BBVA's economists believe the concept explores potential growth paths with greater precision and also allows better and worse performing economies to move in and out - respectively - of the sample over time.

However, Joaquin Vial Ruiz-Tagle, BBVA's chief economist for South America, told BNamericas that each of the Latin American EAGLES nest countries presents downside risks: Colombia with its informal economy and need for financial integration, Argentina for its deep-seeded macro issues and Peru because of its size, which is at the cut-off point for BBVA's criteria, as well as its informal economy.
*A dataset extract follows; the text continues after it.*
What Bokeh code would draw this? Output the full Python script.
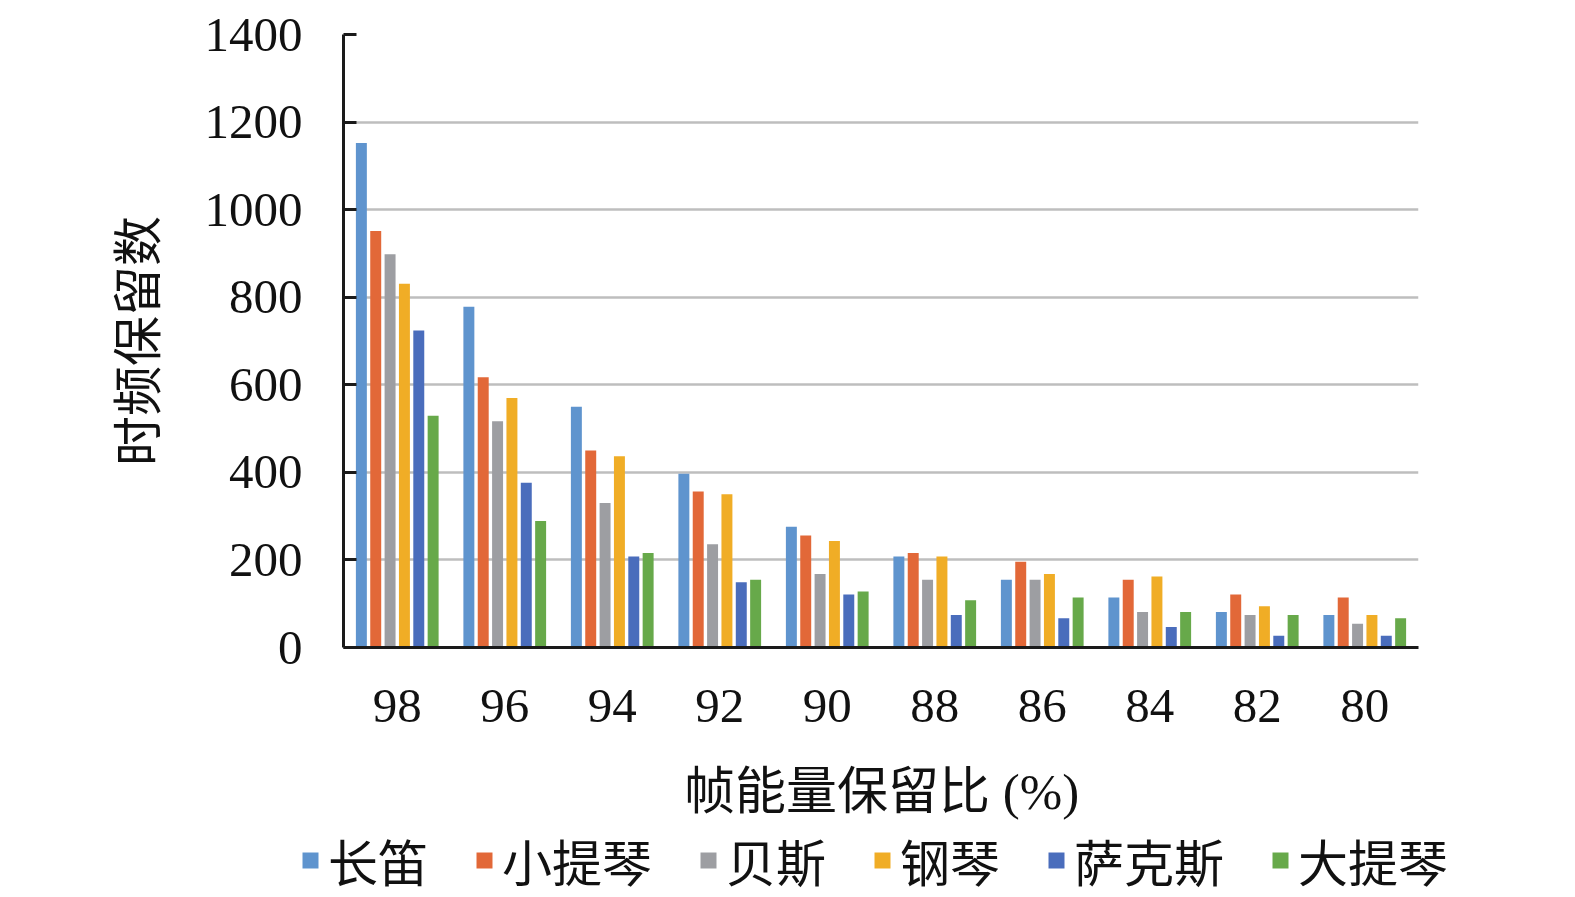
from bokeh.plotting import figure
from bokeh.models import (ColumnDataSource, FactorRange, Legend, LegendItem,
                          SingleIntervalTicker, Range1d)
from bokeh.layouts import column
from bokeh.transform import dodge
from bokeh.embed import file_html
from bokeh.resources import INLINE

categories = ["98", "96", "94", "92", "90", "88", "86", "84", "82", "80"]
series_names = ["长笛", "小提琴", "贝斯", "钢琴", "萨克斯", "大提琴"]
flute = [1152, 778, 550, 397, 276, 208, 155, 114, 81, 74]
violin = [951, 617, 450, 356, 256, 216, 196, 155, 121, 114]
bass = [898, 517, 330, 236, 168, 155, 155, 81, 74, 54]
piano = [831, 570, 437, 350, 243, 208, 168, 162, 94, 74]
sax = [724, 376, 208, 149, 121, 74, 67, 47, 27, 27]
cello = [529, 289, 216, 155, 128, 108, 114, 81, 74, 67]
colors = ["#5F94CE", "#E26838", "#9D9EA2", "#F0AD26", "#4A6DBC", "#67A94A"]
x_title = "帧能量保留比 (%)"
y_title = "时频保留数"

series = [flute, violin, bass, piano, sax, cello]
data = {"cat": categories}
keys = ["s0", "s1", "s2", "s3", "s4", "s5"]
for k, s in zip(keys, series):
    data[k] = s
source = ColumnDataSource(data)

SERIF = "'Liberation Serif', 'Noto Sans CJK SC'"

# ---------------- main chart ----------------
p = figure(x_range=FactorRange(*categories), y_range=Range1d(0, 1400),
           frame_width=1075, frame_height=613, output_backend="svg", toolbar_location=None,
           min_border_left=343, min_border_right=130, min_border_top=34, min_border_bottom=100)
p.outline_line_color = None
p.background_fill_color = "white"

step = 0.1335
bw = 0.102
for i, (k, c) in enumerate(zip(keys, colors)):
    off = (i - 2.5) * step
    p.vbar(x=dodge("cat", off, range=p.x_range), top=k, width=bw, source=source,
           fill_color=c, line_color=None)

p.yaxis.ticker = SingleIntervalTicker(interval=200)
p.yaxis.major_tick_in = 13
p.yaxis.major_tick_out = 0
p.yaxis.minor_tick_line_color = None
p.yaxis.axis_line_color = "#1a1a1a"
p.yaxis.axis_line_width = 3
p.yaxis.major_tick_line_color = "#1a1a1a"
p.yaxis.major_tick_line_width = 3
p.yaxis.major_label_text_font = "Liberation Serif"
p.yaxis.major_label_text_font_size = "49px"
p.yaxis.major_label_text_color = "#111111"
p.yaxis.major_label_standoff = 37
p.yaxis.axis_label = y_title
p.yaxis.axis_label_text_font = SERIF
p.yaxis.axis_label_text_font_size = "50px"
p.yaxis.axis_label_text_font_style = "normal"
p.yaxis.axis_label_text_color = "#111111"
p.yaxis.axis_label_standoff = 35

p.xaxis.major_tick_line_color = None
p.xaxis.minor_tick_line_color = None
p.xaxis.axis_line_color = "#1a1a1a"
p.xaxis.axis_line_width = 3
p.xaxis.major_label_text_font = "Liberation Serif"
p.xaxis.major_label_text_font_size = "49px"
p.xaxis.major_label_text_color = "#111111"
p.xaxis.major_label_standoff = 36

p.xgrid.grid_line_color = None
p.ygrid.grid_line_color = "#BEBEBE"
p.ygrid.grid_line_width = 2.5

# ---------------- bottom strip: x title + legend ----------------
W2, H2 = 1548, 150
p2 = figure(x_range=Range1d(0, W2), y_range=Range1d(0, H2),
            frame_width=W2, frame_height=H2, output_backend="svg", toolbar_location=None,
            x_axis_type=None, y_axis_type=None,
            min_border_left=0, min_border_right=0, min_border_top=0, min_border_bottom=0)
p2.outline_line_color = None
p2.xgrid.grid_line_color = None
p2.ygrid.grid_line_color = None

# x-axis title (placed in screen pixels, centred under the chart frame)
title_proxy = p2.vbar(x="s0", top="s0", width=1, source=source, fill_alpha=0,
                      line_alpha=0, visible=False)
title_box = Legend(items=[LegendItem(label=x_title, renderers=[title_proxy])],
                   location=(683, 73), glyph_width=1, glyph_height=1, label_standoff=0,
                   label_text_font=SERIF, label_text_font_size="51px",
                   label_text_color="#111111", border_line_color=None,
                   background_fill_alpha=0, margin=0, padding=0, inactive_fill_alpha=0)
p2.add_layout(title_box, "center")

items = []
for k, name, c in zip(keys, series_names, colors):
    # proxies for the legend swatches (not drawn in this strip)
    r = p2.vbar(x=k, top=k, width=1, source=source, fill_color=c, line_color=None,
                visible=False)
    items.append(LegendItem(label=name, renderers=[r]))

legend = Legend(items=items, orientation="horizontal", location=(300, 1),
                glyph_width=20, glyph_height=20, label_standoff=8, spacing=46,
                label_text_font=SERIF, label_text_font_size="50px", label_text_color="#111111",
                border_line_color=None, background_fill_alpha=0, margin=0, padding=0,
                inactive_fill_alpha=0)
p2.add_layout(legend, "center")

layout = column(p, p2, spacing=0)
open("out.html", "w").write(file_html(layout, INLINE))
As for Latin America's two other major economies, Brazil could see downsides from its previously overly optimistic GDP outlook, as well as its productivity projections, while Mexico is likely to face issues from its heavy trade with the US, in addition to productivity.


In terms of how this will guide BBVA's corporate strategy, Escriva said that Asia, Turkey and Latin America would continue to loom large for future investment, with a focus on countries that are big enough to support the volumes and scale necessary to make a banking presence profitable and always recognizing political and other risk factors.

Vial added that a focus on economies where growth among people making more than US$10,000 per year would be part of the criteria, since this is the level at which they begin to really have a need for the retail banking services that BBVA provides.

BBVA's largest presence is in Mexico, with subsidiaries in Argentina, Chile, Colombia, Panama, Peru, Uruguay and Venezuela. The formal announcement of the EAGLES project and its implications for Mexico is scheduled for November 16.